Let me just say that if you have given up or are a repug being all smug this morning DON'T post to my blog with ANY crap like "told you so" or "just give up". Just don't do it. If you voted for Nader in Wisconsin, or Bush anywhere, I don't want to talk to you. where I am at this morning: * hung over (last beer around 2am) * I am sad and ANGRY that our voting is so full of fraud- Rove is behind it and it sickens me. * My TV is OFF. The mainstream news is just pulling for Bush making it look like he won. So, the media is not fooling me. * I was too optimistic. I admit it, okay? I underestimated the willingness of Rove/Bush Co. to swing this their way. I should have known they wouldn't give up so easily. It was too much to hope for a real, honest election. * Maybe it is not good to care so much- to invest so much in something. But, I just can't help it. I could build a pillow fort in my living room and hide from the world like a friend of mine used to do in college. giving me hope: (from the democraticunderground and other websites) * Bush is ahead by 130,000 votes in Ohio but there are 230,000 provisional ballots * Florida is too close to call for Kerry. 1 million absentee ballots not counted yet. Voting fraud being reported. * major voting machine problems in Iowa, Nevada and Wisconsin. * votes are missing folks.
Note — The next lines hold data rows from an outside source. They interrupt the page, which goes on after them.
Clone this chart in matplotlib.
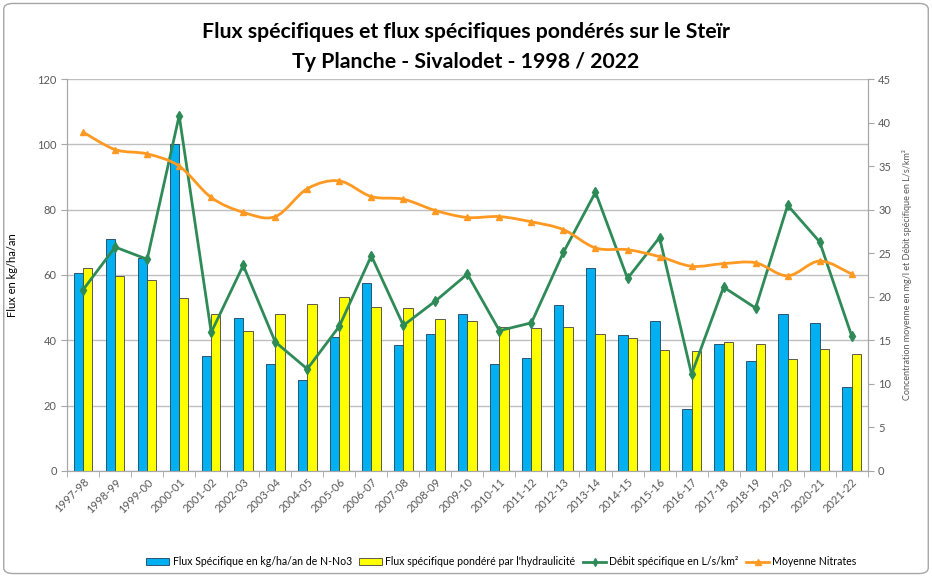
import numpy as np
import matplotlib
matplotlib.use("Agg")
import matplotlib.pyplot as plt
from matplotlib.path import Path
from matplotlib.patches import PathPatch, FancyBboxPatch
from matplotlib.lines import Line2D
from matplotlib.patches import Patch

plt.rcParams['font.family'] = ['Lato', 'DejaVu Sans']

# ---- data ----
campagnes = ['1997-98', '1998-99', '1999-00', '2000-01', '2001-02', '2002-03', '2003-04',
             '2004-05', '2005-06', '2006-07', '2007-08', '2008-09', '2009-10', '2010-11',
             '2011-12', '2012-13', '2013-14', '2014-15', '2015-16', '2016-17', '2017-18',
             '2018-19', '2019-20', '2020-21', '2021-22']
flux_spec = [60.7, 71.1, 65.3, 100.1, 35.2, 46.9, 32.8, 27.8, 41.0, 57.4, 38.4, 42.0, 47.9,
             32.6, 34.7, 50.7, 62.1, 41.6, 45.9, 18.9, 39.0, 33.6, 48.0, 45.4, 25.6]
flux_pond = [62.2, 59.8, 58.6, 53.0, 47.9, 42.8, 47.9, 51.0, 53.3, 50.3, 50.0, 46.6, 45.9,
             44.0, 43.9, 44.0, 41.8, 40.8, 37.0, 36.7, 39.5, 38.7, 34.2, 37.2, 35.7]
debit_spec = [20.8, 25.7, 24.3, 40.8, 15.9, 23.6, 14.8, 11.7, 16.6, 24.7, 16.7, 19.5, 22.6,
              16.1, 17.0, 25.1, 32.0, 22.1, 26.8, 11.1, 21.1, 18.7, 30.5, 26.3, 15.5]
moy_nitrates = [38.9, 36.9, 36.4, 35.0, 31.4, 29.7, 29.2, 32.4, 33.3, 31.5, 31.2, 29.9, 29.1,
                29.2, 28.6, 27.7, 25.6, 25.4, 24.6, 23.5, 23.8, 23.9, 22.4, 24.1, 22.6]

c_blue = '#00B0F0'
c_yellow = '#FFFF00'
c_green = '#2E8B57'
c_orange = '#FF9922'
c_text = '#595959'


def smooth_path(xs, ys):
    # Excel-like smoothed line: cubic bezier segments through the points
    xs = np.asarray(xs, float)
    ys = np.asarray(ys, float)
    verts = [(xs[0], ys[0])]
    codes = [Path.MOVETO]
    n = len(xs)
    for i in range(n - 1):
        p0 = i - 1 if i > 0 else i
        p3 = i + 2 if i + 2 < n else i + 1
        c1 = (xs[i] + (xs[i + 1] - xs[p0]) / 6, ys[i] + (ys[i + 1] - ys[p0]) / 6)
        c2 = (xs[i + 1] - (xs[p3] - xs[i]) / 6, ys[i + 1] - (ys[p3] - ys[i]) / 6)
        verts += [c1, c2, (xs[i + 1], ys[i + 1])]
        codes += [Path.CURVE4] * 3
    return Path(verts, codes)


fig = plt.figure(figsize=(9.32, 5.77), dpi=100)
fig.patches.append(FancyBboxPatch((0.004, 0.006), 0.992, 0.988, boxstyle='round,pad=0,rounding_size=0.01',
                                  transform=fig.transFigure, fc='none', ec='#A6A6A6', lw=1))
ax = fig.add_axes([0.072, 0.184, 0.859, 0.679])
ax2 = ax.twinx()

x = np.arange(len(campagnes))
w = 0.29
ax.bar(x - w / 2, flux_spec, w, color=c_blue, edgecolor='#1F3F5F', linewidth=0.6, zorder=2)
ax.bar(x + w / 2, flux_pond, w, color=c_yellow, edgecolor='#404040', linewidth=0.6, zorder=2)

ax.set_xlim(-0.5, len(campagnes) - 0.5)
ax.set_ylim(0, 120)
ax.set_yticks(range(0, 121, 20))
ax.grid(axis='y', color='#BFBFBF', linewidth=1)
ax.set_axisbelow(True)
ax.set_xticks(x)
ax.set_xticklabels(campagnes, rotation=45, ha='right', rotation_mode='anchor', fontsize=8, color=c_text)
ax.set_xticks(np.arange(-0.5, len(campagnes), 1), minor=True)
ax.tick_params(axis='x', which='major', length=0, pad=4)
ax.tick_params(axis='x', which='minor', length=4, color='#A6A6A6')
ax.tick_params(axis='y', labelsize=8, labelcolor=c_text, color='#A6A6A6', length=4)
ax.set_ylabel('Flux en kg/ha/an', fontsize=8, color='black', labelpad=14)

ax2.set_ylim(0, 45)
ax2.set_yticks(range(0, 46, 5))
ax2.tick_params(axis='y', labelsize=8, labelcolor=c_text, color='#A6A6A6', length=4)
ax2.set_ylabel('Concentration moyenne en mg/l et Débit spécifique en L/s/km²', fontsize=6.5,
               color=c_text, labelpad=8)

for a in (ax, ax2):
    for s in ('top', 'right', 'left', 'bottom'):
        a.spines[s].set_color('#A6A6A6')
    a.spines['top'].set_visible(False)

ax2.plot(x, debit_spec, color=c_green, lw=2, marker='d', ms=5, zorder=4)
ax2.add_patch(PathPatch(smooth_path(x, moy_nitrates), fc='none', ec=c_orange, lw=2, zorder=5))
ax2.plot(x, moy_nitrates, ls='none', marker='^', ms=5, color=c_orange, zorder=6)

fig.text(0.5, 0.945, 'Flux spécifiques et flux spécifiques pondérés sur le Steïr',
         ha='center', va='center', fontsize=15.3, fontweight='bold')
fig.text(0.5, 0.893, 'Ty Planche - Sivalodet - 1998 / 2022',
         ha='center', va='center', fontsize=15.3, fontweight='bold')

handles = [Patch(fc=c_blue, ec='#1F3F5F', lw=0.6),
           Patch(fc=c_yellow, ec='#404040', lw=0.6),
           Line2D([], [], color=c_green, lw=2, marker='d', ms=4),
           Line2D([], [], color=c_orange, lw=2, marker='^', ms=4)]
labels = ['Flux Spécifique en kg/ha/an de N-No3', 'Flux spécifique pondéré par l\'hydraulicité',
          'Débit spécifique en L/s/km²', 'Moyenne Nitrates']
fig.legend(handles, labels, loc='center', bbox_to_anchor=(0.538, 0.026), ncol=4, frameon=False,
           fontsize=7.6, handlelength=2.2, handletextpad=0.3, columnspacing=0.7)

fig.savefig('out.png', dpi=100)
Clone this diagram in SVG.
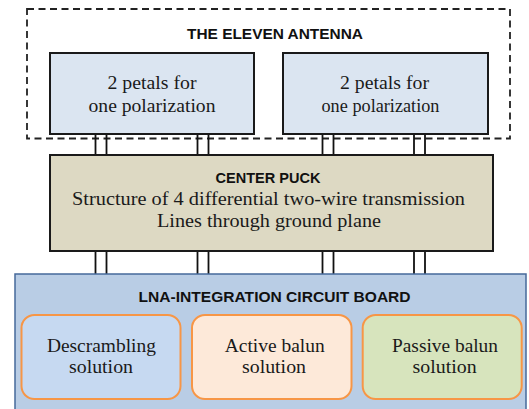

MASSIVE voter turnout recorded everywhere yet the final numbers show not much of an increase in turnout from 2000. As I kept saying last night, something isn't adding up. * people are fighting this- they are not giving up hope and I'll try not to too. But, I am also thinking of moving to Canada or England or Sweden or New Zealand. They need feminist sociologists too- right? Even though I don't want to give up on this country. Maybe through an election isn't a realistic way for us to take this country back- maybe we need a media and consumer revolution. Maybe the mass of blue states- upper midwest, new england, NY, Penn etc... could all join Canada. Let them have their religious, moral, facist country. Let them have more wars. Let them have a draft. Let them discriminate against people they don't like. Let them be ignorant and misinformed. We even experienced some voter fraud here in Wisconsin yesterday- it is under investigation and I will post about it later. As Wellstone used to say: never give up, never give up, never give up, never give up, never give up

posted by knit wit | 11/03/2004 09:32:00 AM

Monday, November 01, 2004
I'm nervous, okay?

So today I have been home being nervous. Actually, I should say first that I believe it will be a landslide for Kerry, but the voter suppression scares the fuck out of me. I listened to Randi Rhodes for a while on Air America this afternoon but her honesty even scared me. So, I did all the reading for my class tomorrow. I haven't worked on my thesis since early this past weekend. I actually watched most of a football game (the Packers beating the Redskins) on Sunday (for those of you who know me this is highly strange). I watched a couple spooky movies with my monster girl as well. And I've been knitting like crazy. I am just filled with anxiety. I can't concentrate on anything- I tried and it just doesn't work. The news keeps saying "the race is tied" and republicans on the news are suffering from delusions. Some pundits on Hardball actually sounded positive for Kerry but no one on the news seems capable of admitting that the high voter turn out they are predicting is great for Kerry. I can't wait to cast my vote tomorrow- to fire Bush myself. I can't wait for this to be over. Please, no more years of Bush. Please, no more years of Bush. Please, no more years of Bush. I'll go back to the Democratic Underground now. PS: I also must mention the lovely blogger dinner I went to Saturday night with fellow bloggers. Wonderful food and fun. I unfortunately left and drove through downtown Madison just as the the 75,000 students started to arrive for the halloween party/riots. I was stuck in traffic of cars and people, with guys in tights running around my car. I locked my doors. I was afraid. There was partying going on around me like I have never seen before. Thank goodness I spent my formative driving years in and around nyc b/c I pulled out some crazy and effective NY driving moves and got out of there fast. Then, I got flicked off by a guy in an SUV with a Bush sticker. I flicked him off back and he stuck his tongue out at me. It was hilarious.